De cette analyse découle la troisième partie « Vers l’institutionnalisation ». Jérôme Martin y analyse les oppositions à une extension de l’orientation à l’enseignement secondaire au nom de la liberté de choix des familles mais aussi les réticences d’un corps médical opposé à l’utilisation des tests préconisant une orientation faite par le chef de famille, le médecin et l’enseignant. Chemin faisant, il établit un lien avec les raisons qui ont entraîné, sous le Ministère Jean Zay, l’échec des classes d’orientation en 1938 dont l’objectif était d’instituer une période d’observation des élèves au moment de l’admission en classe de sixième. A partir de ces réticences, il analyse comment « l’alliance indéfectible entre orientation et qualification » se renforce et se développe faisant progressivement de l’orientation « une affaire d’État » soutenue par tout un dispositif législatif portant l’orientation professionnelle « au rang de service public » (p. 241).
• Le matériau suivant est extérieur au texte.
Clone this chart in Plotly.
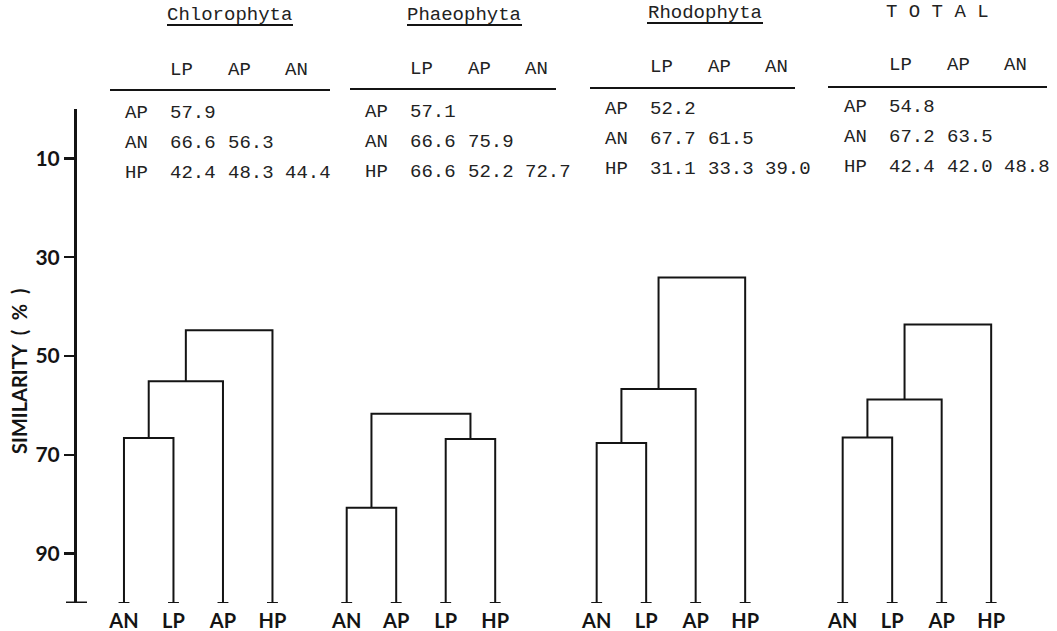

Si cet ouvrage par l’ampleur des données mises à disposition et la rigueur des analyses intéressera les chercheurs, les enseignants et les étudiants du domaine, il est aussi un outil essentiel pour celles et ceux qui refusent, aujourd’hui, de cautionner les remises en cause du service public d’orientation en les aidant à donner du sens à leur combat.